The venerable pair with whom we rested in the village of Attién, were the parents of our mule-drivers, and owners of the mules. They made us welcome to their homely supper, by placing two planks across a couple of benches, and setting thereon boiled pumpkins, eggs, and some wine of the island in a hollow gourd. I observed upon the ground the sort of stones used for grinding corn, called Querns in Scotland, common also in Lapland, and in all parts of Palestine. These are the primaeval mills of the world; and they are still found in all corn countries, where rude and antient customs have not been liable to those changes introduced by refinement. The employment of grinding with these mills is confined solely to females; and the practice illustrates the observation of our Saviour, alluding to this custom in his prediction concerning the day of judgement: “Two women shall be grinding at the mill; the one shall be taken, and the other left.” In these little cottages we found very large establishments for bees, but all the honey thus made is demanded by the Governor; so that keeping these insects is only considered as the means of an additional tax. The manner, however, in which the honey is collected, is so curious, and so worthy of imitation, that it merits a particular description: the contrivance is very simple, and was doubtless suggested by the more antient custom, still used in the Crimea, of harbouring bees in Cylinders made from the bark of trees. They build up a wall formed entirely of earthen cylinders, each about three feet in length, placed, one above the other, horizontally, and closed at the extremities with mortar.

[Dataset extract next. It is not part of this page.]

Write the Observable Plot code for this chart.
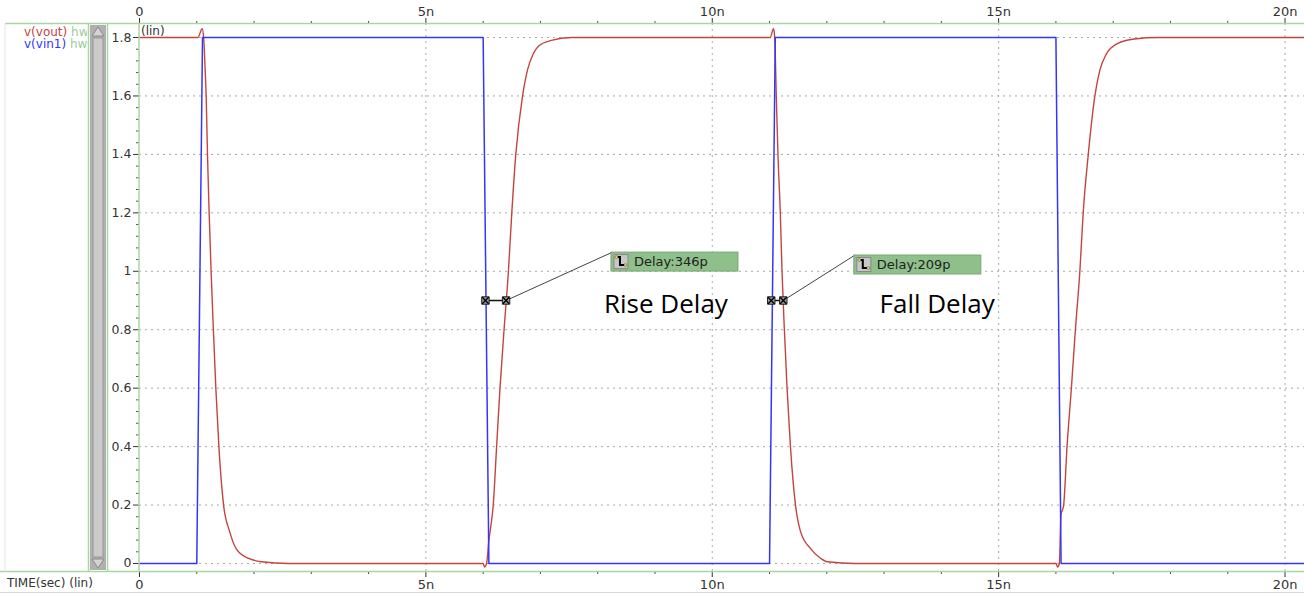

This wall is the covered with a shed, and upwards of one hundred swarms may thus be maintained within a very small compass. Close to this village grew the largest Carob-tree we noticed in all our travels. It is, by some, called St. John bread-tree; the Ceratonia Siliqua of Linnaeus. It was covered with fruit, the pods being then green, and had attained the size of our largest English oaks. We could neither discover nor hear of antiquities near this village; except one large reservoir for water, pointed out as an ancient work, although probably of Venetian origin. This is still in a perfect state, lined with square blocks of stone, about twenty-five feet deep, and fifteen feet wide. It is situated in a field close to the village.